Tiger has made everyone golf crazy, including geeks at home. And nobody is doing a better job at creating an online golf community than Electronic Arts. Two of EA's properties are cutting-edge ideas in the world of virtual sport: Course Architect and the forthcoming Sid Meier's SimGolf.

Course Architect is the software that EA SPORTS programmers have used for years to design and build golf courses for their golf titles. EA has recently made Course Architect available to the public free of charge so that discerning fans could design their dream courses for use with Tiger Woods PGA TOUR 2000.

Sounds reminiscent of the fan films that have mushroomed around the Star Wars saga. In this case, however, there has been little resistance from the powers-that-be to provide authentic effects for the community to use. In this case, EA has embraced the community and allowed them to become more involved in the process.

Sid Meier's SimGolf is an interesting upcoming game, designed by one of gaming's legends. Sim games are a very different genre than sport games; in this case, however, I believe the mix will work. Armchair athletes have long burned to be the one in control, and this provides a means for that to occur.
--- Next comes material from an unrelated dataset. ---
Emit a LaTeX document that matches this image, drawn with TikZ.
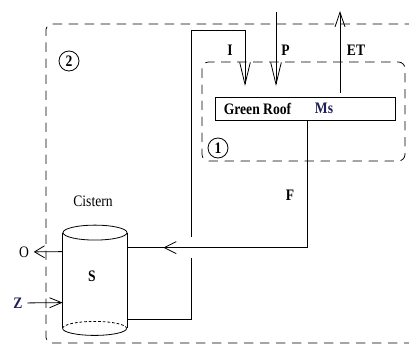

A not-too-distant future where the two games are merged provides insight into immersive sport media: allow the user to custom-build an environment and then interact with it. This already happens often with other game genres, but hasn't appeared to a large degree in sports titles. The question is this: what happens to golf course designers in the future (and game designers in the short-term) when the technology becomes sophisticated enough for interested community members to replace them with cheaper labour? And will people continue to play in the flesh?